If you remove the Scrum Master from a junior team, you don't get self-organization; you get anarchy and burnout. Squad Alpha succeeded because they were senior engineers who had just fallen into bad habits. They had the skills; they just lacked the incentive.
Furthermore, the administrative load didn't disappear. It shifted to the team. In our retro, developers noted they spent about 4 hours a week on "management tasks"—updating Jira, talking to other teams, scheduling meetings. This was time previously lost to development. They accepted it as the cost of doing business, but it is a real cost that impacts coding throughput.
Furthermore, the team dynamic changed. It became more aggressive. High-functioning self-organization often involves conflict. Without Mark to smooth over the edges, the developers had heated arguments. As an organization, we had to be comfortable with a louder, messier culture in exchange for faster delivery.
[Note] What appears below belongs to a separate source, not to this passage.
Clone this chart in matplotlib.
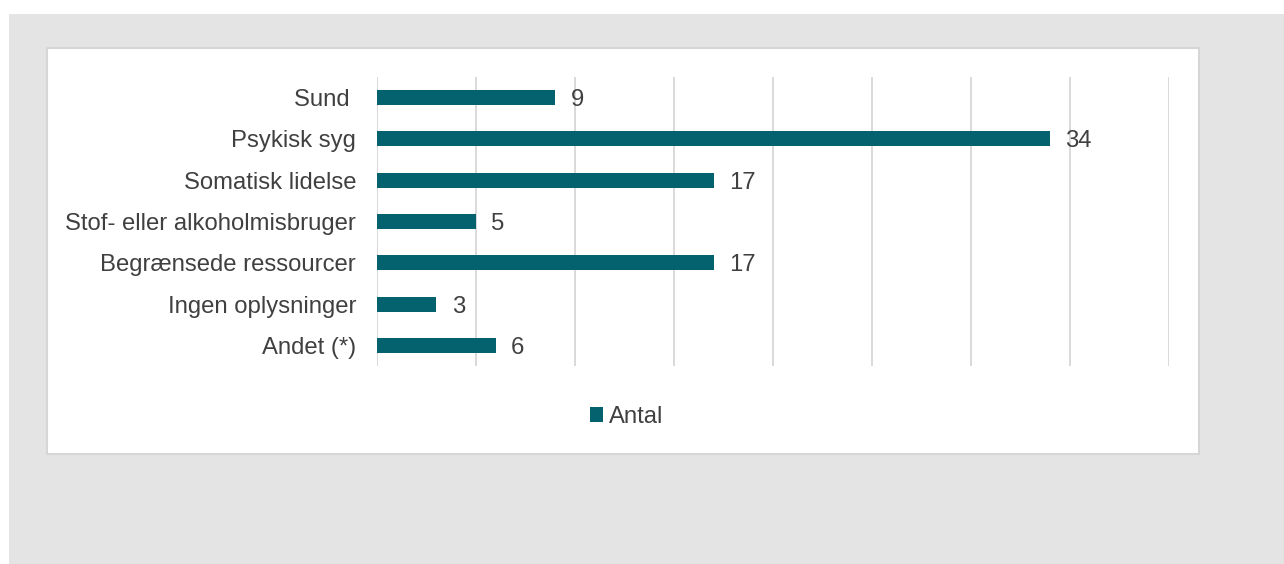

Why We Never Hired a Replacement
When the experiment concluded, we didn't bring Mark back to Squad Alpha. Instead, we offered him a role as an Agile Coach helping our other teams transition out of their dependency traps.
Squad Alpha adopted a "Shared Leadership" model. They rotate the facilitator duties weekly, but the role is strictly janitorial—starting the Zoom call, moving the tickets. No one is responsible for "unblocking" anyone else.
We also altered how they view estimation. Instead of looking to a facilitator to confirm if a story is a "5," the team now uses a consensus-driven approach that allows for disagreement and commits to a pragmatic average.
The reliance on a single person to orchestrate agility is a myth. True agility is an emergent property of a system that allows individuals to act autonomously. By removing the safety net, we didn't just teach the team to fall; we taught them how to build the plane on the way down.
For organizations stuck in silos, the first step isn't usually to add more process. It is often to remove the process—and the people—holding the team back from facing reality. It is messy, it is uncomfortable, and it absolutely works, provided you are willing to survive the silence.